Qui sait jusqu’où cela peut nous mener, car on peut voir ou visiter ces sites, tous
étant accessibles par voie routière.
Jouer du dictionnaire, c’est
aller d’un mot à l’autre, sans autre intention que de survoler des fragments de
territoires connus, déjà visités ou non. Ainsi, « abattis / abatis / déserts »,
premiers mots de la liste, qui signifie « une clairière dégagée par une
coupe forestière », me rappelle Les
Brûlés (1959), ce film de l’ONF réalisé par Bernard Devlin dans lequel on
voit et entend Félix Leclerc.
Les synonymes « affluent / tributaire »
m’ont ramené dans une région qui m’est familière : « Dans la région
de Lanaudière, la [rivière] Bayonne est l’un de ces tributaires du fleuve »
qu’elle va rejoindre à Berthierville.
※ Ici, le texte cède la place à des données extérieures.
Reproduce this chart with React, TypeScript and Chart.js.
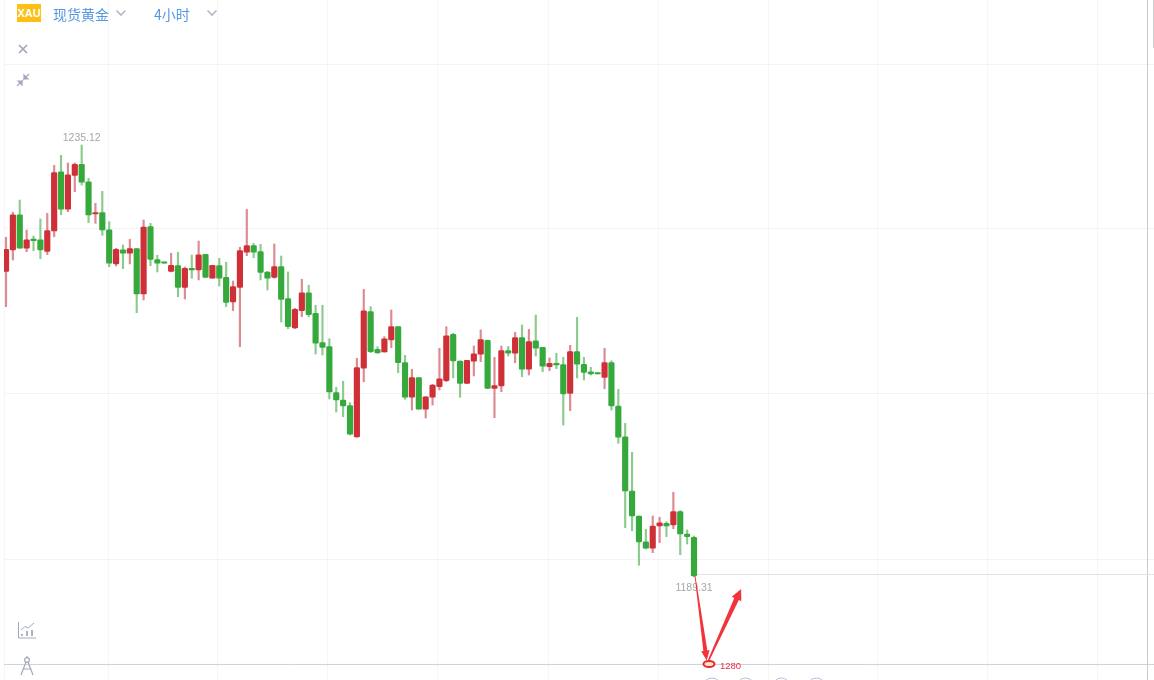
import React, { useEffect, useRef } from "react";
import { Chart, registerables } from "chart.js";

Chart.register(...registerables);

const opens = [1221.73,1223.99,1227.73,1224.17,1225.08,1225.08,1223.85,1226.0,1232.29,1228.31,1231.91,1233.08,1231.23,1227.81,1227.95,1226.14,1222.51,1224.02,1223.64,1224.13,1219.32,1226.46,1222.96,1222.72,1221.73,1222.33,1220.03,1222.05,1221.87,1223.53,1220.99,1222.33,1221.09,1218.48,1220.03,1223.75,1224.45,1223.81,1221.66,1221.09,1222.22,1218.83,1215.72,1217.55,1219.46,1217.28,1214.16,1213.74,1208.86,1208.08,1207.48,1204.16,1211.45,1217.45,1213.46,1213.17,1214.45,1215.86,1212.04,1208.37,1210.45,1207.1,1208.37,1209.49,1210.13,1215.05,1212.22,1209.85,1212.19,1212.93,1214.41,1209.32,1209.57,1213.33,1213.04,1214.69,1211.34,1214.37,1213.67,1211.62,1211.93,1211.83,1208.79,1213.21,1211.87,1211.08,1210.98,1210.49,1212.04,1207.45,1204.19,1198.43,1195.78,1193.03,1192.36,1194.72,1195.01,1194.83,1196.24,1193.87,1193.53];
const closes = [1224.06,1227.73,1224.17,1225.08,1224.98,1223.99,1226.04,1232.19,1228.31,1231.97,1233.08,1231.17,1227.7,1227.95,1226.11,1222.58,1224.06,1223.64,1224.13,1219.32,1226.43,1223.0,1222.58,1222.58,1222.37,1220.03,1222.05,1221.87,1223.49,1221.09,1222.37,1220.99,1218.44,1220.1,1223.92,1224.45,1223.75,1221.62,1220.99,1222.22,1218.76,1215.86,1217.7,1219.46,1217.13,1214.1,1213.67,1208.93,1208.08,1207.45,1204.45,1211.51,1217.55,1213.21,1213.07,1214.58,1215.86,1212.04,1208.37,1210.45,1207.1,1208.43,1209.67,1210.34,1214.9,1212.22,1209.85,1212.29,1212.99,1214.48,1209.32,1209.6,1213.31,1213.05,1214.69,1211.34,1214.27,1213.57,1211.66,1211.98,1211.8,1208.72,1213.21,1211.87,1211.02,1210.84,1210.84,1212.04,1207.45,1204.13,1198.43,1195.78,1193.03,1192.36,1194.72,1195.07,1194.72,1196.24,1193.87,1193.59,1189.42];
const highs = [1225.34,1227.99,1229.29,1226.11,1225.47,1227.28,1227.88,1232.97,1234.03,1233.22,1233.22,1235.12,1231.59,1228.94,1230.21,1226.99,1224.17,1224.52,1225.12,1224.13,1227.17,1226.82,1223.43,1222.72,1223.64,1223.75,1222.19,1223.46,1224.94,1223.53,1222.37,1223.11,1222.69,1220.7,1224.28,1228.31,1224.7,1224.59,1221.73,1224.63,1223.35,1221.66,1217.81,1220.88,1220.25,1218.13,1218.13,1214.58,1209.43,1210.07,1207.8,1212.51,1219.82,1217.98,1213.74,1214.8,1217.63,1215.86,1212.82,1211.34,1210.45,1208.43,1209.75,1213.57,1215.86,1215.16,1212.22,1212.29,1213.81,1215.51,1214.45,1212.61,1213.81,1213.76,1215.27,1216.04,1215.58,1217.1,1213.67,1212.54,1213.04,1212.61,1213.88,1216.85,1212.61,1211.55,1210.98,1213.57,1212.25,1209.22,1205.61,1202.54,1195.78,1194.37,1195.78,1195.65,1195.18,1198.3,1196.35,1194.3,1193.66];
const lows = [1217.98,1222.93,1224.17,1223.81,1223.92,1223.07,1223.49,1225.4,1227.73,1228.05,1230.17,1230.88,1226.89,1226.82,1225.55,1222.22,1222.29,1222.01,1222.51,1217.34,1218.69,1222.33,1221.66,1222.58,1221.66,1219.04,1218.79,1220.99,1220.81,1221.09,1220.99,1220.17,1217.98,1217.55,1213.74,1223.39,1223.17,1220.81,1219.75,1220.99,1216.35,1215.64,1215.64,1216.92,1216.92,1212.96,1212.86,1208.19,1206.81,1206.31,1204.37,1204.13,1210.02,1213.1,1213.04,1213.14,1213.63,1210.98,1208.16,1207.02,1207.1,1206.18,1207.55,1209.14,1210.02,1210.42,1208.37,1209.85,1210.63,1212.15,1209.28,1206.21,1208.96,1212.75,1212.04,1210.55,1210.73,1212.75,1211.08,1211.19,1211.4,1205.43,1206.95,1210.42,1210.2,1210.73,1210.84,1209.28,1207.02,1203.49,1194.54,1194.22,1190.56,1192.28,1191.89,1192.95,1193.59,1194.44,1191.68,1192.81,1189.31];

const candleIndex = opens.map((_, i) => i);

const priceMin = 1178.39;
const priceMax = 1250.5;
const indexMin = -0.29;
const indexMax = 166.86;
const priceGrid = [1243.71, 1226.22, 1208.72, 1191.22];
const indexGrid = [-0.29, 14.83, 30.81, 46.8, 62.79, 78.78, 94.77, 110.76, 126.74, 142.73, 158.72];

const lastPrice = 1189.58;
const baselinePrice = 1180.04;
const rightEdgeIndex = 165.92;

const highLabel = "1235.12";
const lowLabel = "1189.31";
const targetLabel = "1280";
const targetPoint = { x: 102.18, y: 1180.09 };
const arrowDown = { from: { x: 100.15, y: 1189.42 }, to: { x: 101.85, y: 1180.45 } };
const arrowUp = { from: { x: 102.1, y: 1180.45 }, to: { x: 106.85, y: 1188.04 } };
const footerMarks = [102.6, 107.5, 112.7, 117.8];

const RED = "#cf3037";
const GREEN = "#36a93c";
const isUp = (i: number) => closes[i] >= opens[i];

function wedgeArrow(ctx: CanvasRenderingContext2D, x0: number, y0: number, x1: number, y1: number, startWidth: number, endWidth: number, headLen: number, headWidth: number) {
  const dx = x1 - x0;
  const dy = y1 - y0;
  const len = Math.hypot(dx, dy);
  const ux = dx / len;
  const uy = dy / len;
  const nx = -uy;
  const ny = ux;
  const bx = x1 - ux * headLen;
  const by = y1 - uy * headLen;
  ctx.beginPath();
  ctx.moveTo(x0 + (nx * startWidth) / 2, y0 + (ny * startWidth) / 2);
  ctx.lineTo(bx + (nx * endWidth) / 2, by + (ny * endWidth) / 2);
  ctx.lineTo(bx + (nx * headWidth) / 2, by + (ny * headWidth) / 2);
  ctx.lineTo(x1, y1);
  ctx.lineTo(bx - (nx * headWidth) / 2, by - (ny * headWidth) / 2);
  ctx.lineTo(bx - (nx * endWidth) / 2, by - (ny * endWidth) / 2);
  ctx.lineTo(x0 - (nx * startWidth) / 2, y0 - (ny * startWidth) / 2);
  ctx.closePath();
  ctx.fill();
}

const annotationPlugin = {
  id: "annotations",
  afterDraw(chart: any) {
    const { ctx, scales } = chart;
    const px = (v: number) => scales.x.getPixelForValue(v);
    const py = (v: number) => scales.y.getPixelForValue(v);
    ctx.save();
    ctx.font = '10.5px "Liberation Sans", Arial, sans-serif';
    ctx.fillStyle = "#a8a8a8";
    ctx.textAlign = "center";
    ctx.textBaseline = "middle";
    const hi = highs.indexOf(Math.max(...highs));
    const lo = lows.indexOf(Math.min(...lows));
    ctx.fillText(highLabel, px(hi), py(highs[hi]) - 6.5);
    ctx.fillText(lowLabel, px(lo), py(lows[lo]) + 11.5);

    ctx.fillStyle = "#f0343c";
    wedgeArrow(ctx, px(arrowDown.from.x), py(arrowDown.from.y), px(arrowDown.to.x), py(arrowDown.to.y), 0.8, 4, 10, 8.5);
    wedgeArrow(ctx, px(arrowUp.from.x), py(arrowUp.from.y), px(arrowUp.to.x), py(arrowUp.to.y), 1.5, 5, 11, 10.5);

    ctx.strokeStyle = "#e8262e";
    ctx.lineWidth = 2;
    ctx.fillStyle = "rgba(255,225,200,0.9)";
    ctx.beginPath();
    ctx.ellipse(px(targetPoint.x), py(targetPoint.y), 5.5, 3, 0, 0, Math.PI * 2);
    ctx.fill();
    ctx.stroke();

    ctx.fillStyle = "#e2343a";
    ctx.font = '9.5px "Liberation Sans", Arial, sans-serif';
    ctx.textAlign = "left";
    ctx.fillText(targetLabel, px(targetPoint.x) + 11, py(targetPoint.y) + 2.5);

    ctx.strokeStyle = "#b9bdd0";
    ctx.lineWidth = 1;
    footerMarks.forEach((m) => {
      ctx.beginPath();
      ctx.arc(px(m), 687, 9, 0, Math.PI * 2);
      ctx.stroke();
    });
    ctx.restore();
  },
};

const Chevron = ({ x }: { x: number }) => (
  <svg style={{ position: "absolute", left: x, top: 9, width: 12, height: 8 }} viewBox="0 0 12 8">
    <path d="M1.5 1.5 L6 6 L10.5 1.5" fill="none" stroke="#b4b8c6" strokeWidth="1.6" />
  </svg>
);

const labelStyle: React.CSSProperties = {
  position: "absolute",
  top: 4,
  fontFamily: '"Noto Sans CJK SC", sans-serif',
  fontSize: 14,
  lineHeight: "20px",
  color: "#5597e0",
  whiteSpace: "nowrap",
};

export default function App() {
  const ref = useRef<HTMLCanvasElement | null>(null);

  useEffect(() => {
    document.body.style.margin = "0";
    document.body.style.background = "#fff";
    const chart = new Chart(ref.current as HTMLCanvasElement, {
      type: "bar",
      data: {
        datasets: [
          {
            type: "bar",
            label: "body",
            order: 1,
            data: candleIndex.map((i) => ({ x: i, y: [opens[i], closes[i]] })),
            backgroundColor: candleIndex.map((i) => (isUp(i) ? RED : GREEN)),
            barThickness: 5.5,
            grouped: false,
            borderRadius: 1.2,
            borderSkipped: false,
            minBarLength: 1.5,
          },
          {
            type: "bar",
            label: "wick",
            order: 2,
            data: candleIndex.map((i) => ({ x: i, y: [lows[i], highs[i]] })),
            backgroundColor: candleIndex.map((i) => (isUp(i) ? "#dd8a90" : "#8ccb8e")),
            barThickness: 1.5,
            grouped: false,
            borderSkipped: false,
          },
          {
            type: "line",
            label: "last",
            order: 3,
            data: [
              { x: candleIndex[candleIndex.length - 1], y: lastPrice },
              { x: indexMax, y: lastPrice },
            ],
            borderColor: "#e2e2ee",
            borderWidth: 1,
            pointRadius: 0,
          },
          {
            type: "line",
            label: "baseline",
            order: 3,
            data: [
              { x: indexMin, y: baselinePrice },
              { x: indexMax, y: baselinePrice },
            ],
            borderColor: "#cfcfd6",
            borderWidth: 1,
            pointRadius: 0,
          },
          {
            type: "line",
            label: "edge",
            order: 3,
            data: [
              { x: rightEdgeIndex, y: priceMin },
              { x: rightEdgeIndex, y: priceMax },
            ],
            borderColor: "#c9c9cd",
            borderWidth: 1,
            pointRadius: 0,
          },
        ],
      } as any,
      options: {
        responsive: false,
        animation: false,
        devicePixelRatio: 1,
        layout: { padding: { left: 4, right: 0, top: 0, bottom: 0 } },
        plugins: { legend: { display: false }, tooltip: { enabled: false } },
        scales: {
          x: {
            type: "linear",
            offset: false,
            min: indexMin,
            max: indexMax,
            afterBuildTicks: (s: any) => {
              s.ticks = indexGrid.map((v) => ({ value: v }));
            },
            ticks: { display: false },
            border: { display: false },
            grid: { color: "#f6f6f8", drawTicks: false, offset: false },
          },
          y: {
            type: "linear",
            min: priceMin,
            max: priceMax,
            afterBuildTicks: (s: any) => {
              s.ticks = priceGrid.map((v) => ({ value: v }));
            },
            ticks: { display: false },
            border: { display: false },
            grid: { color: "#f3f3f5", drawTicks: false },
          },
        },
      } as any,
      plugins: [annotationPlugin],
    });
    return () => chart.destroy();
  }, []);

  return (
    <div style={{ position: "fixed", left: 0, top: 0, width: 1154, height: 680, overflow: "hidden", background: "#fff" }}>
      <canvas ref={ref} width={1154} height={680} style={{ position: "absolute", left: 0, top: 0, display: "block" }} />
      <div
        style={{
          position: "absolute",
          left: 17,
          top: 4,
          width: 24,
          height: 17.5,
          background: "#fdbf14",
          color: "#fff",
          fontFamily: '"Liberation Sans", Arial, sans-serif',
          fontSize: 11,
          fontWeight: 700,
          lineHeight: "18px",
          textAlign: "center",
          overflow: "hidden",
        }}
      >
        XAU
      </div>
      <div style={{ ...labelStyle, left: 53 }}>现货黄金</div>
      <Chevron x={115} />
      <div style={{ ...labelStyle, left: 154 }}>4小时</div>
      <Chevron x={206} />
      <svg style={{ position: "absolute", left: 17, top: 43, width: 12, height: 12 }} viewBox="0 0 12 12">
        <path d="M2 2 L10 10 M10 2 L2 10" stroke="#a3a7bc" strokeWidth="1.7" />
      </svg>
      <svg style={{ position: "absolute", left: 15, top: 72, width: 16, height: 16 }} viewBox="0 0 16 16">
        <path d="M9 7 L14 2 M9 7 V3 L11 5 Z M9 7 H13 L11 5 Z" stroke="#a3a7bc" strokeWidth="1.2" fill="#a3a7bc" />
        <path d="M7 9 L2 14 M7 9 V13 L5 11 Z M7 9 H3 L5 11 Z" stroke="#a3a7bc" strokeWidth="1.2" fill="#a3a7bc" />
      </svg>
      <svg style={{ position: "absolute", left: 17, top: 620, width: 20, height: 20 }} viewBox="0 0 20 20" fill="none">
        <path d="M1.5 2 V18 H19" stroke="#a5a9bd" strokeWidth="1" />
        <path d="M4 10 L8 6.5 L11 8 L17 3" stroke="#a5a9bd" strokeWidth="1" />
        <path d="M5 14 V16 M10 11 V16 M15 10 V16" stroke="#a5a9bd" strokeWidth="1.8" />
      </svg>
      <svg style={{ position: "absolute", left: 19, top: 655, width: 16, height: 22 }} viewBox="0 0 16 22" fill="none">
        <circle cx="8" cy="5" r="2.4" stroke="#a5a9bd" strokeWidth="1.2" />
        <path d="M7 7 L2 20 M9 7 L14 20 M3.5 14 H12.5 M8 1 V3" stroke="#a5a9bd" strokeWidth="1.2" />
      </svg>
      <div style={{ position: "absolute", left: 1153, top: 0, width: 1, height: 48, background: "#cfcfd2" }} />
    </div>
  );
}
J’ai revu là les images des campagnes environnantes,
dont celle de Saint-Barthélemy où, enfant, je visitais une tante de ma mère.
Savez-vous qu’un arrière-pays est
« une zone continentale […] située à l’arrière d’un littoral ou d’un
fleuve et desservie par un port »? L’écrivain Victor-Lévy Beaulieu utilise
fréquemment cette expression, entre autres pour situer les villages de
Saint-Paul-de-la-Croix où il est né et de Saint-Jean-de-Dieu où il a étudié.
En jouant à saute-mouton d’une
entrée à une autre, on apprend des mots que nous utilisons si peu qu’on les
croit nouveaux. Quelques exemples : « barachois » nous vient du
basque « barratxoa » et signifie « un banc de sable qui protège
l’embouchure d’une rivière au contact de la mer »; « une lagune ou un
étang saumâtre ainsi créés derrière une barre »; un « morne »
est une éminence, un monticule, un rocher ou un groupe de collines qu’on associe
à des sites tels Grand Morne en Beauce ou Gros-Morne en Gaspésie.
Mon voyage dans l’univers de la
géographique québécoise m’a permis de constater que plusieurs vocables tirent
leur origine des langues amérindiennes, de la langue des conquérants Anglais et
d’autres contrées partageant les mêmes caprices de la géographie.
Le Dictionnaire géographique du Québec m’a permis de refaire mes
classes, de visiter des lieux connus et d’autres nouveaux. J’ai notamment
appris que tombolo est d’origine italienne et désigne «un cordon de sable ou de
gravier reliant une île ou un îlot au littoral ou au rivage principal»; pensons
aux dunes qui réunissent entre elles les îles de la Madeleine.
Normand Cazelais a eu
l’excellente idée de nous faire visiter, de façon originale, divers coins du
Québec en nous intéressant à leurs aspects géographiques particuliers. Cela
nous permet de découvrir ou de revoir de grandes richesses de ce vaste
territoire qui est le nôtre et d’en ressentir une fierté à sa mesure.